| TASK TO CARRY OUT |
Leaving the pictures aside, transcribe every line below exactly.

| DATA EXTRACT |
= = = = =
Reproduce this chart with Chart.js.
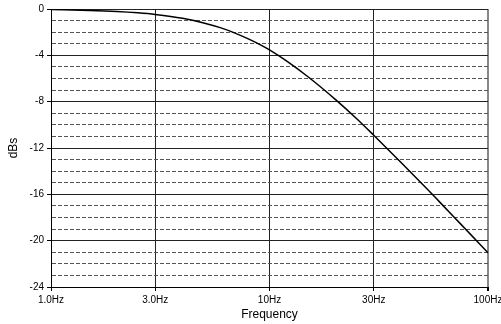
<!DOCTYPE html>
<html>
<head>
<meta charset="utf-8">
<script src="https://cdn.jsdelivr.net/npm/chart.js@4/dist/chart.umd.min.js"></script>
<style>
  html, body { margin: 0; padding: 0; background: #fff; }
  #wrap { width: 501px; height: 324px; }
</style>
</head>
<body>
<div id="wrap"><canvas id="respChart"></canvas></div>
<script>
// frequencies (Hz) and response (dB)
const freqs = [1, 1.5, 2, 2.5, 3, 4, 5, 6, 7, 8, 9, 10, 12, 15, 20, 25, 30, 40, 50, 60, 70, 80, 90, 100];
const dbs = [-0.05, -0.12, -0.21, -0.33, -0.47, -0.8, -1.2, -1.63, -2.1, -2.58, -3.05, -3.53, -4.5, -5.85, -7.8, -9.45, -10.9, -13.25, -15.1, -16.65, -17.97, -19.12, -20.13, -21.05];
const xTicks = [1, 3, 10, 30, 100];
const yMin = -24;
const yMax = 0;

const font = { family: 'Liberation Sans, Arial, sans-serif', size: 10 };

new Chart(document.getElementById('respChart'), {
    type: 'line',
    data: {
        datasets: [{
            label: 'Response',
            data: freqs.map((f, i) => ({ x: f, y: dbs[i] })),
            borderColor: '#000',
            borderWidth: 1.5,
            pointRadius: 0,
            cubicInterpolationMode: 'monotone',
            fill: false
        }]
    },
    options: {
        responsive: true,
        maintainAspectRatio: false,
        animation: false,
        layout: { padding: { top: 7, right: 0, left: 0, bottom: 0 } },
        plugins: { legend: { display: false }, tooltip: { enabled: false } },
        scales: {
            x: {
                type: 'logarithmic',
                min: 1,
                max: 100,
                afterBuildTicks: scale => { scale.ticks = xTicks.map(v => ({ value: v })); },
                afterFit: scale => { scale.height = 37; scale.paddingRight = 13; },
                ticks: {
                    autoSkip: false,
                    maxRotation: 0,
                    padding: 3,
                    color: '#000',
                    font: font,
                    callback: v => (v < 10 ? v.toFixed(1) : String(v)) + 'Hz'
                },
                grid: {
                    color: ctx => ctx.tick && ctx.tick.value === 100 ? '#888' : '#222',
                    lineWidth: ctx => ctx.tick && ctx.tick.value === 100 ? 2 : 1,
                    tickLength: 4,
                    tickColor: '#000'
                },
                border: { color: '#000', width: 1 },
                title: {
                    display: true,
                    text: 'Frequency',
                    color: '#000',
                    font: { family: font.family, size: 12 },
                    padding: { top: 0, bottom: 2 }
                }
            },
            y: {
                min: yMin,
                max: yMax,
                afterFit: scale => { scale.width = 51; },
                ticks: {
                    stepSize: 1,
                    autoSkip: false,
                    padding: 3,
                    color: '#000',
                    font: font,
                    callback: v => (v % 4 === 0 ? String(v) : '')
                },
                grid: {
                    color: ctx => ctx.tick && ctx.tick.value % 4 !== 0 ? '#555' : '#222',
                    lineWidth: 1,
                    tickLength: 4,
                    tickColor: ctx => ctx.tick && ctx.tick.value % 4 === 0 ? '#000' : 'rgba(0,0,0,0)'
                },
                border: {
                    color: '#000',
                    width: 1,
                    dash: ctx => ctx.tick && ctx.tick.value % 4 !== 0 ? [4, 2] : []
                },
                title: {
                    display: true,
                    text: 'dBs',
                    color: '#000',
                    font: { family: font.family, size: 12 },
                    padding: { top: 6, bottom: 0 }
                }
            }
        }
    }
});
</script>
</body>
</html>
= = = = =
| THE RESULT |
Reproduce this chart with Chart.js.
<!DOCTYPE html>
<html>
<head>
<meta charset="utf-8">
<script src="https://cdn.jsdelivr.net/npm/chart.js@4/dist/chart.umd.min.js"></script>
<style>
  html, body { margin: 0; padding: 0; background: #fff; }
  #wrap { width: 501px; height: 324px; }
</style>
</head>
<body>
<div id="wrap"><canvas id="respChart"></canvas></div>
<script>
// frequencies (Hz) and response (dB)
const freqs = [1, 1.5, 2, 2.5, 3, 4, 5, 6, 7, 8, 9, 10, 12, 15, 20, 25, 30, 40, 50, 60, 70, 80, 90, 100];
const dbs = [-0.05, -0.12, -0.21, -0.33, -0.47, -0.8, -1.2, -1.63, -2.1, -2.58, -3.05, -3.53, -4.5, -5.85, -7.8, -9.45, -10.9, -13.25, -15.1, -16.65, -17.97, -19.12, -20.13, -21.05];
const xTicks = [1, 3, 10, 30, 100];
const yMin = -24;
const yMax = 0;

const font = { family: 'Liberation Sans, Arial, sans-serif', size: 10 };

new Chart(document.getElementById('respChart'), {
    type: 'line',
    data: {
        datasets: [{
            label: 'Response',
            data: freqs.map((f, i) => ({ x: f, y: dbs[i] })),
            borderColor: '#000',
            borderWidth: 1.5,
            pointRadius: 0,
            cubicInterpolationMode: 'monotone',
            fill: false
        }]
    },
    options: {
        responsive: true,
        maintainAspectRatio: false,
        animation: false,
        layout: { padding: { top: 7, right: 0, left: 0, bottom: 0 } },
        plugins: { legend: { display: false }, tooltip: { enabled: false } },
        scales: {
            x: {
                type: 'logarithmic',
                min: 1,
                max: 100,
                afterBuildTicks: scale => { scale.ticks = xTicks.map(v => ({ value: v })); },
                afterFit: scale => { scale.height = 37; scale.paddingRight = 13; },
                ticks: {
                    autoSkip: false,
                    maxRotation: 0,
                    padding: 3,
                    color: '#000',
                    font: font,
                    callback: v => (v < 10 ? v.toFixed(1) : String(v)) + 'Hz'
                },
                grid: {
                    color: ctx => ctx.tick && ctx.tick.value === 100 ? '#888' : '#222',
                    lineWidth: ctx => ctx.tick && ctx.tick.value === 100 ? 2 : 1,
                    tickLength: 4,
                    tickColor: '#000'
                },
                border: { color: '#000', width: 1 },
                title: {
                    display: true,
                    text: 'Frequency',
                    color: '#000',
                    font: { family: font.family, size: 12 },
                    padding: { top: 0, bottom: 2 }
                }
            },
            y: {
                min: yMin,
                max: yMax,
                afterFit: scale => { scale.width = 51; },
                ticks: {
                    stepSize: 1,
                    autoSkip: false,
                    padding: 3,
                    color: '#000',
                    font: font,
                    callback: v => (v % 4 === 0 ? String(v) : '')
                },
                grid: {
                    color: ctx => ctx.tick && ctx.tick.value % 4 !== 0 ? '#555' : '#222',
                    lineWidth: 1,
                    tickLength: 4,
                    tickColor: ctx => ctx.tick && ctx.tick.value % 4 === 0 ? '#000' : 'rgba(0,0,0,0)'
                },
                border: {
                    color: '#000',
                    width: 1,
                    dash: ctx => ctx.tick && ctx.tick.value % 4 !== 0 ? [4, 2] : []
                },
                title: {
                    display: true,
                    text: 'dBs',
                    color: '#000',
                    font: { family: font.family, size: 12 },
                    padding: { top: 6, bottom: 0 }
                }
            }
        }
    }
});
</script>
</body>
</html>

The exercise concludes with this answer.